◆ **WHAT THE EXERCISE ASKS**: Extract all lines that hold the string "this".

Start

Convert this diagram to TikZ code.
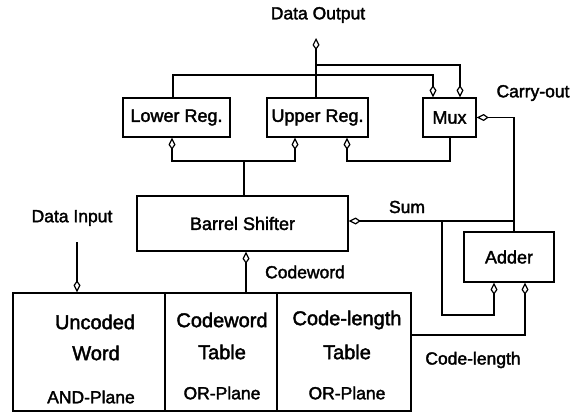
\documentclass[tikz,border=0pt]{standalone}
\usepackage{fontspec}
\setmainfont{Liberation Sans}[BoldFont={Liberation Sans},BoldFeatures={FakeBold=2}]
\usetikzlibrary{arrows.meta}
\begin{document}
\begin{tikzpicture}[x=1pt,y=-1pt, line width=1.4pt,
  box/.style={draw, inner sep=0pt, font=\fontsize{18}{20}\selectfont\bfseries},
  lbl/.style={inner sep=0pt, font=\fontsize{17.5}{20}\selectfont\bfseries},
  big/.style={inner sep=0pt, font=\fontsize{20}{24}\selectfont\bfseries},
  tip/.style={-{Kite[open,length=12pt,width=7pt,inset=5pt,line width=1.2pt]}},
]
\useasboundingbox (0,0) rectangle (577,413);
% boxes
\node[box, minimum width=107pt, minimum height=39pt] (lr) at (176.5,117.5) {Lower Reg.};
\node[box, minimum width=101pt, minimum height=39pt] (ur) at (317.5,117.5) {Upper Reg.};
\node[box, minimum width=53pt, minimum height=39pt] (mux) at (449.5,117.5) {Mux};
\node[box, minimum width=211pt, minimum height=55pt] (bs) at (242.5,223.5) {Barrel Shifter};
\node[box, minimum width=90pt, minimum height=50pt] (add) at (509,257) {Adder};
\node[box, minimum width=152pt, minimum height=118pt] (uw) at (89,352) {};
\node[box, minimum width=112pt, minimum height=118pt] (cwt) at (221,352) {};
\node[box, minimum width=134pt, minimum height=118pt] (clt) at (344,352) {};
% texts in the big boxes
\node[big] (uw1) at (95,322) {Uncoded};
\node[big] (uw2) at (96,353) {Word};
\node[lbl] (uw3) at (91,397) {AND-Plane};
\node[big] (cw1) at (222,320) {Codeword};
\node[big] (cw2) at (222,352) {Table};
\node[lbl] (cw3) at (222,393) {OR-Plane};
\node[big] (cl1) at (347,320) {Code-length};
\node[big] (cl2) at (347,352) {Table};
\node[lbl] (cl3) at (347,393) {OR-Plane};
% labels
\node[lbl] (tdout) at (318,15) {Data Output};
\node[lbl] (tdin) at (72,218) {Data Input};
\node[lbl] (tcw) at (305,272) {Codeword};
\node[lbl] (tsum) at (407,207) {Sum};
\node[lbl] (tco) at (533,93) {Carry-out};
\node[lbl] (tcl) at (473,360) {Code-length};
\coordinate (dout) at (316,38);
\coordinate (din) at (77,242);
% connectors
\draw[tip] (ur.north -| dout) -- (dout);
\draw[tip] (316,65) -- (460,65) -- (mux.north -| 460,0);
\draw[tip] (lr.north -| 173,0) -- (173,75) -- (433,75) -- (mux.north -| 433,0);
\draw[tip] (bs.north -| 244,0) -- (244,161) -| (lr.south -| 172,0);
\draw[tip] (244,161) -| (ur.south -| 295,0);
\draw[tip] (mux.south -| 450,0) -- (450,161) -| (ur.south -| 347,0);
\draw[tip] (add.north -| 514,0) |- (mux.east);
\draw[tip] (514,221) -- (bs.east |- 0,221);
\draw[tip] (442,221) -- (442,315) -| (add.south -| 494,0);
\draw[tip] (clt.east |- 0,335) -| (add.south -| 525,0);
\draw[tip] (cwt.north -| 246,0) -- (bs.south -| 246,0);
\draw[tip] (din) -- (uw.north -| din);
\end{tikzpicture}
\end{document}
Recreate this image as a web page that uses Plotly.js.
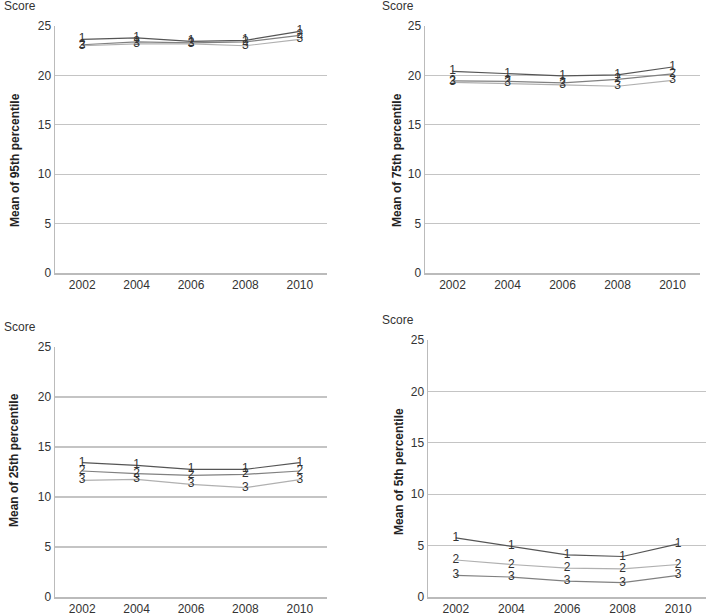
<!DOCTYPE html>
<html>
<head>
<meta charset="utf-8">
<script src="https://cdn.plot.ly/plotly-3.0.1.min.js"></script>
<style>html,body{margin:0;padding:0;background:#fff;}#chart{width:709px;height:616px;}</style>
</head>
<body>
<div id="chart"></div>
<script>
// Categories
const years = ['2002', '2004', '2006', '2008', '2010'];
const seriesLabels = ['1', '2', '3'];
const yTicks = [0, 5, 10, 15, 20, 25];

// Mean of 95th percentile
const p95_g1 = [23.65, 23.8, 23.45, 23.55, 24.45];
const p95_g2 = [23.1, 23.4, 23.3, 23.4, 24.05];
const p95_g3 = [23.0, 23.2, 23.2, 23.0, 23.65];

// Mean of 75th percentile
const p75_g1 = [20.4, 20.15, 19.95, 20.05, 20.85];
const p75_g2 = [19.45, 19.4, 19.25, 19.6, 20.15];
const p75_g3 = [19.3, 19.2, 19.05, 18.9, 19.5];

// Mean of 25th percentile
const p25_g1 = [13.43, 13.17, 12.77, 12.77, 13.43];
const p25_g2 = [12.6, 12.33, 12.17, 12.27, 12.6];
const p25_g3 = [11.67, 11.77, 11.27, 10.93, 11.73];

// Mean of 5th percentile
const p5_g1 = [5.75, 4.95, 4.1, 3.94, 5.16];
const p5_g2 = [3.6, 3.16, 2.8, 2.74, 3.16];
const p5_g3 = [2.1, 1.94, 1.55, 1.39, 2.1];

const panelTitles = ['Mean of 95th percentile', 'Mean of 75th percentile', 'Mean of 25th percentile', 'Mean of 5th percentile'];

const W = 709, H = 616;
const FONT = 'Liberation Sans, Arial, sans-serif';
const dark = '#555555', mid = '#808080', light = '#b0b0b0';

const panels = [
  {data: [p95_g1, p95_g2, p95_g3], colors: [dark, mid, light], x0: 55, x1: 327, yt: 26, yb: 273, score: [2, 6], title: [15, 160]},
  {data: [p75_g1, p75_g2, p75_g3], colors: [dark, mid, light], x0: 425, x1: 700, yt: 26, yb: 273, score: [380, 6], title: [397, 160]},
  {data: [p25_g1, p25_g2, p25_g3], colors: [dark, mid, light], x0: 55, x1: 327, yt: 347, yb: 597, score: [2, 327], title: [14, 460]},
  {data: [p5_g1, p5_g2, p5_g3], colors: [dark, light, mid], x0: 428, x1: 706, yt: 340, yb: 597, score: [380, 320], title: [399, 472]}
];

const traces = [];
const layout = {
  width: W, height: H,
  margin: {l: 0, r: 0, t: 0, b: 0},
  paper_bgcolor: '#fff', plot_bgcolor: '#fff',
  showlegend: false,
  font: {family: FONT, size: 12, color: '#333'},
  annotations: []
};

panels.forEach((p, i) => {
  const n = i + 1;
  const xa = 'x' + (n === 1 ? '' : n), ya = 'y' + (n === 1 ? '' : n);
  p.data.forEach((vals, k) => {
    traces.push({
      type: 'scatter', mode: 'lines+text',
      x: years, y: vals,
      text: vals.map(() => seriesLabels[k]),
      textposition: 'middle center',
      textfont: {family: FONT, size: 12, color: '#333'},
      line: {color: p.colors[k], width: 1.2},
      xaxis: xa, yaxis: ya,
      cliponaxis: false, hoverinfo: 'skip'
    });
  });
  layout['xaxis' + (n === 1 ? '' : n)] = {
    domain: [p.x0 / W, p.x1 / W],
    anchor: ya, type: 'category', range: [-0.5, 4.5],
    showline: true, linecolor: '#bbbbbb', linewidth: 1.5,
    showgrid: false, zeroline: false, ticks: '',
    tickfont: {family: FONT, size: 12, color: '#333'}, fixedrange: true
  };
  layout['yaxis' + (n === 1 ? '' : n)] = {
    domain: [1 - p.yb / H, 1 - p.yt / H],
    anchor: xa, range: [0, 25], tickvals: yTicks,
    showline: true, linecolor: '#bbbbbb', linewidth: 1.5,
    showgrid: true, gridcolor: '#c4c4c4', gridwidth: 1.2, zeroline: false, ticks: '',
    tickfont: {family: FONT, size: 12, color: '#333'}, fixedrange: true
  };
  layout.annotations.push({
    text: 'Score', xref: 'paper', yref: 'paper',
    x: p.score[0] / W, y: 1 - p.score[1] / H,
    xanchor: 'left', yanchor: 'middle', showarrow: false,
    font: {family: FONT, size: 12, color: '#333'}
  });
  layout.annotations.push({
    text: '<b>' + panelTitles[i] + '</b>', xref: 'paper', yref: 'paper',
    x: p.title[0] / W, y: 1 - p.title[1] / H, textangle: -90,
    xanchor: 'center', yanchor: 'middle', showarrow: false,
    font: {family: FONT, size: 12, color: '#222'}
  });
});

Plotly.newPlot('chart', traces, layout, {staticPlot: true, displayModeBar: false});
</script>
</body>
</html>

End

◆ **EXPECTED ANSWER**:
Convert this diagram to TikZ code.
Recreate this image as a web page that uses Plotly.js.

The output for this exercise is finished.